* Problem requirements: Leave out the images; return the rest of the data exactly.
·····
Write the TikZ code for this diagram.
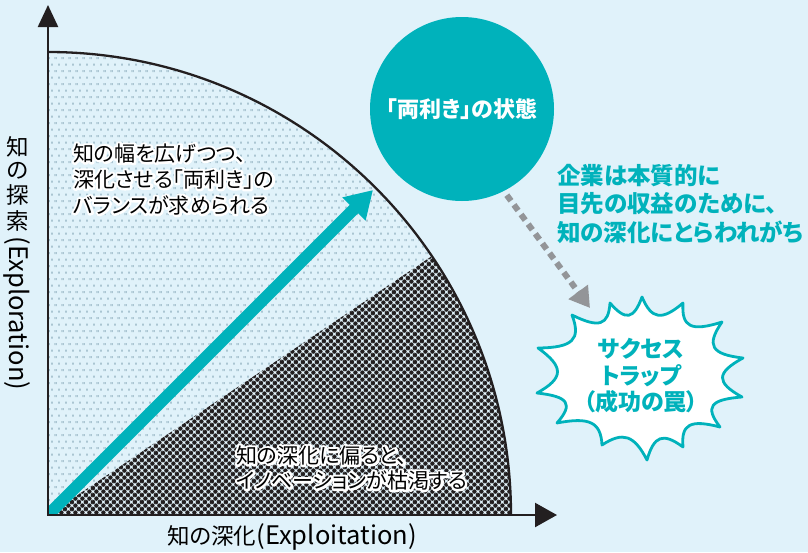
\documentclass[tikz,border=0pt]{standalone}
\usepackage{fontspec}
\setmainfont{Noto Sans CJK JP}[RawFeature=+palt]
\usetikzlibrary{arrows.meta,patterns.meta,calc}
\definecolor{bg}{RGB}{224,242,250}
\definecolor{tealc}{RGB}{0,178,187}
\definecolor{ink}{RGB}{35,31,32}
\definecolor{lightdot}{RGB}{170,197,210}
\definecolor{arrgray}{RGB}{147,149,152}
\tikzdeclarepattern{
  name=darkdots, type=colored,
  bottom left={(0pt,0pt)}, top right={(7.4pt,7.4pt)},
  tile size={(7.4pt,7.4pt)},
  code={
    \fill[ink] (0pt,0pt) circle (2.4pt);
    \fill[ink] (7.4pt,0pt) circle (2.4pt);
    \fill[ink] (0pt,7.4pt) circle (2.4pt);
    \fill[ink] (7.4pt,7.4pt) circle (2.4pt);
    \fill[ink] (3.7pt,3.7pt) circle (2.4pt);
  }
}
\tikzdeclarepattern{
  name=lightdots, type=colored,
  bottom left={(0pt,0pt)}, top right={(7pt,13.4pt)},
  tile size={(7pt,13.4pt)},
  code={
    \fill[lightdot] (-1pt,-1pt) rectangle (1pt,1pt);
    \fill[lightdot] (6pt,-1pt) rectangle (8pt,1pt);
    \fill[lightdot] (-1pt,12.4pt) rectangle (1pt,14.4pt);
    \fill[lightdot] (6pt,12.4pt) rectangle (8pt,14.4pt);
    \fill[lightdot] (2.5pt,5.7pt) rectangle (4.5pt,7.7pt);
  }
}
\newcommand\halo[1]{\leavevmode\setbox0\hbox{#1}\rlap{\color{white}\special{pdf:literal direct 1 1 1 RG 1 Tr 4.5 w 1 j 1 J}\copy0\special{pdf:literal direct 0 Tr}}\box0}
\newcommand\lat[1]{{\fontsize{25.5}{25.5}\selectfont #1}}
\begin{document}
\begin{tikzpicture}[x=1pt,y=-1pt,
  axisline/.style={ink, line width=2.3pt},
  arcline/.style={ink, line width=2.3pt},
  burstline/.style={draw=tealc, fill=white, line width=2.8pt, line join=round},
  grayarrow/.style={arrgray, line width=6pt, dash pattern=on 7pt off 5pt, -{Triangle[length=20pt,width=23pt]}, shorten <=5pt},
  bodytext/.style={inner sep=0pt, font={\fontsize{21}{26}\selectfont}},
  axistext/.style={inner sep=0pt, font={\fontsize{22.5}{23}\selectfont}},
  tealtext/.style={inner sep=0pt, text=tealc, font={\bfseries\fontsize{23.5}{27}\selectfont}},
]
\fill[bg] (0,0) rectangle (808,552);
\useasboundingbox (0,0) rectangle (808,552);

\coordinate (O) at (48,515);
\coordinate (ytip) at (48,5);
\coordinate (xtip) at (557,515);

% sectors
\path[pattern=lightdots] (O) -- ++(-34:463) arc[start angle=-34,end angle=-90,radius=463] -- cycle;
\path[pattern=darkdots] (O) -- ++(0:463) arc[start angle=0,end angle=-34,radius=463] -- cycle;
\draw[arcline] (O) ++(0:463) arc[start angle=0,end angle=-90,radius=463];

% teal arrow
\coordinate (ttail) at (38,525);
\coordinate (ttip) at (373,190);
\begin{scope}
  \clip (O) rectangle (808,0);
  \draw[tealc, line width=12pt, -{Triangle[length=27pt,width=31pt]}] (ttail) -- (ttip);
\end{scope}

% axes
\draw[axisline, {Triangle[length=22pt,width=20pt]}-{Triangle[length=22pt,width=24pt]}] (ytip) -- (O) -- (xtip);

% circle
\node[circle, fill=tealc, minimum size=184pt, inner sep=0pt, text=white,
      font={\bfseries\fontsize{22}{26}\selectfont}] (state) at (462,109) {「両利き」の状態};

% burst
\coordinate (bc) at (640,378);
\coordinate (s1) at (642,297);
\coordinate (s2) at (683,303);
\coordinate (s3) at (722,322);
\coordinate (s4) at (743,358);
\coordinate (s5) at (742,397);
\coordinate (s6) at (720,427);
\coordinate (s7) at (683,447);
\coordinate (s8) at (647,460);
\coordinate (s9) at (602,445);
\coordinate (s10) at (557,423);
\coordinate (s11) at (537,393);
\coordinate (s12) at (538,348);
\coordinate (s13) at (572,315);
\coordinate (s14) at (610,303);
\foreach \k [evaluate=\k as \n using {int(mod(\k,14)+1)}] in {1,...,14}{
  \coordinate (m1-\k) at ($(s\k)!0.333!(s\n)$);
  \coordinate (m2-\k) at ($(s\k)!0.667!(s\n)$);
  \coordinate (c1-\k) at ($(bc)!0.74!(m1-\k)$);
  \coordinate (c2-\k) at ($(bc)!0.74!(m2-\k)$);
}
\draw[burstline] (s1) \foreach \k [evaluate=\k as \n using {int(mod(\k,14)+1)}] in {1,...,14} { .. controls (c1-\k) and (c2-\k) .. (s\n) } -- cycle;
\node[tealtext, align=center, font={\bfseries\fontsize{23}{26.5}\selectfont}] (trap) at (641,376) {サクセス\\トラップ\\（成功の罠）};

% gray dashed arrow
\coordinate (traptip) at (590,308);
\draw[grayarrow] (state.-63) -- (traptip);

% teal paragraph
\node[tealtext, anchor=north west] (tealpara) at (557,164)
  {\begin{tabular}{@{}l@{}}企業は本質的に\\目先の収益のために、\\知の深化にとらわれがち\end{tabular}};

% haloed texts
\node[bodytext, anchor=north west] (explore) at (73,143)
  {\halo{\begin{tabular}{@{}l@{}}知の幅を広げつつ、\\深化させる「両利き」の\\バランスが求められる\end{tabular}}};
\node[bodytext, anchor=north west] (exploit) at (236,445)
  {\halo{\begin{tabular}{@{}l@{}}知の深化に偏ると、\\[-1pt]イノベーションが枯渇する\end{tabular}}};

% axis labels
\node[axistext] (xlab) at (292,537) {知の深化\lat{(Exploitation)}};
\node[axistext, anchor=north] (ylab) at (17.5,136)
  {\begin{tabular}{@{}c@{}}知\\の\\探\\索\\[-16pt]\rotatebox{-90}{\lat{(Exploration)}}\end{tabular}};
\end{tikzpicture}
\end{document}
·····
* Correct result:
Write the TikZ code for this diagram.
\documentclass[tikz,border=0pt]{standalone}
\usepackage{fontspec}
\setmainfont{Noto Sans CJK JP}[RawFeature=+palt]
\usetikzlibrary{arrows.meta,patterns.meta,calc}
\definecolor{bg}{RGB}{224,242,250}
\definecolor{tealc}{RGB}{0,178,187}
\definecolor{ink}{RGB}{35,31,32}
\definecolor{lightdot}{RGB}{170,197,210}
\definecolor{arrgray}{RGB}{147,149,152}
\tikzdeclarepattern{
  name=darkdots, type=colored,
  bottom left={(0pt,0pt)}, top right={(7.4pt,7.4pt)},
  tile size={(7.4pt,7.4pt)},
  code={
    \fill[ink] (0pt,0pt) circle (2.4pt);
    \fill[ink] (7.4pt,0pt) circle (2.4pt);
    \fill[ink] (0pt,7.4pt) circle (2.4pt);
    \fill[ink] (7.4pt,7.4pt) circle (2.4pt);
    \fill[ink] (3.7pt,3.7pt) circle (2.4pt);
  }
}
\tikzdeclarepattern{
  name=lightdots, type=colored,
  bottom left={(0pt,0pt)}, top right={(7pt,13.4pt)},
  tile size={(7pt,13.4pt)},
  code={
    \fill[lightdot] (-1pt,-1pt) rectangle (1pt,1pt);
    \fill[lightdot] (6pt,-1pt) rectangle (8pt,1pt);
    \fill[lightdot] (-1pt,12.4pt) rectangle (1pt,14.4pt);
    \fill[lightdot] (6pt,12.4pt) rectangle (8pt,14.4pt);
    \fill[lightdot] (2.5pt,5.7pt) rectangle (4.5pt,7.7pt);
  }
}
\newcommand\halo[1]{\leavevmode\setbox0\hbox{#1}\rlap{\color{white}\special{pdf:literal direct 1 1 1 RG 1 Tr 4.5 w 1 j 1 J}\copy0\special{pdf:literal direct 0 Tr}}\box0}
\newcommand\lat[1]{{\fontsize{25.5}{25.5}\selectfont #1}}
\begin{document}
\begin{tikzpicture}[x=1pt,y=-1pt,
  axisline/.style={ink, line width=2.3pt},
  arcline/.style={ink, line width=2.3pt},
  burstline/.style={draw=tealc, fill=white, line width=2.8pt, line join=round},
  grayarrow/.style={arrgray, line width=6pt, dash pattern=on 7pt off 5pt, -{Triangle[length=20pt,width=23pt]}, shorten <=5pt},
  bodytext/.style={inner sep=0pt, font={\fontsize{21}{26}\selectfont}},
  axistext/.style={inner sep=0pt, font={\fontsize{22.5}{23}\selectfont}},
  tealtext/.style={inner sep=0pt, text=tealc, font={\bfseries\fontsize{23.5}{27}\selectfont}},
]
\fill[bg] (0,0) rectangle (808,552);
\useasboundingbox (0,0) rectangle (808,552);

\coordinate (O) at (48,515);
\coordinate (ytip) at (48,5);
\coordinate (xtip) at (557,515);

% sectors
\path[pattern=lightdots] (O) -- ++(-34:463) arc[start angle=-34,end angle=-90,radius=463] -- cycle;
\path[pattern=darkdots] (O) -- ++(0:463) arc[start angle=0,end angle=-34,radius=463] -- cycle;
\draw[arcline] (O) ++(0:463) arc[start angle=0,end angle=-90,radius=463];

% teal arrow
\coordinate (ttail) at (38,525);
\coordinate (ttip) at (373,190);
\begin{scope}
  \clip (O) rectangle (808,0);
  \draw[tealc, line width=12pt, -{Triangle[length=27pt,width=31pt]}] (ttail) -- (ttip);
\end{scope}

% axes
\draw[axisline, {Triangle[length=22pt,width=20pt]}-{Triangle[length=22pt,width=24pt]}] (ytip) -- (O) -- (xtip);

% circle
\node[circle, fill=tealc, minimum size=184pt, inner sep=0pt, text=white,
      font={\bfseries\fontsize{22}{26}\selectfont}] (state) at (462,109) {「両利き」の状態};

% burst
\coordinate (bc) at (640,378);
\coordinate (s1) at (642,297);
\coordinate (s2) at (683,303);
\coordinate (s3) at (722,322);
\coordinate (s4) at (743,358);
\coordinate (s5) at (742,397);
\coordinate (s6) at (720,427);
\coordinate (s7) at (683,447);
\coordinate (s8) at (647,460);
\coordinate (s9) at (602,445);
\coordinate (s10) at (557,423);
\coordinate (s11) at (537,393);
\coordinate (s12) at (538,348);
\coordinate (s13) at (572,315);
\coordinate (s14) at (610,303);
\foreach \k [evaluate=\k as \n using {int(mod(\k,14)+1)}] in {1,...,14}{
  \coordinate (m1-\k) at ($(s\k)!0.333!(s\n)$);
  \coordinate (m2-\k) at ($(s\k)!0.667!(s\n)$);
  \coordinate (c1-\k) at ($(bc)!0.74!(m1-\k)$);
  \coordinate (c2-\k) at ($(bc)!0.74!(m2-\k)$);
}
\draw[burstline] (s1) \foreach \k [evaluate=\k as \n using {int(mod(\k,14)+1)}] in {1,...,14} { .. controls (c1-\k) and (c2-\k) .. (s\n) } -- cycle;
\node[tealtext, align=center, font={\bfseries\fontsize{23}{26.5}\selectfont}] (trap) at (641,376) {サクセス\\トラップ\\（成功の罠）};

% gray dashed arrow
\coordinate (traptip) at (590,308);
\draw[grayarrow] (state.-63) -- (traptip);

% teal paragraph
\node[tealtext, anchor=north west] (tealpara) at (557,164)
  {\begin{tabular}{@{}l@{}}企業は本質的に\\目先の収益のために、\\知の深化にとらわれがち\end{tabular}};

% haloed texts
\node[bodytext, anchor=north west] (explore) at (73,143)
  {\halo{\begin{tabular}{@{}l@{}}知の幅を広げつつ、\\深化させる「両利き」の\\バランスが求められる\end{tabular}}};
\node[bodytext, anchor=north west] (exploit) at (236,445)
  {\halo{\begin{tabular}{@{}l@{}}知の深化に偏ると、\\[-1pt]イノベーションが枯渇する\end{tabular}}};

% axis labels
\node[axistext] (xlab) at (292,537) {知の深化\lat{(Exploitation)}};
\node[axistext, anchor=north] (ylab) at (17.5,136)
  {\begin{tabular}{@{}c@{}}知\\の\\探\\索\\[-16pt]\rotatebox{-90}{\lat{(Exploration)}}\end{tabular}};
\end{tikzpicture}
\end{document}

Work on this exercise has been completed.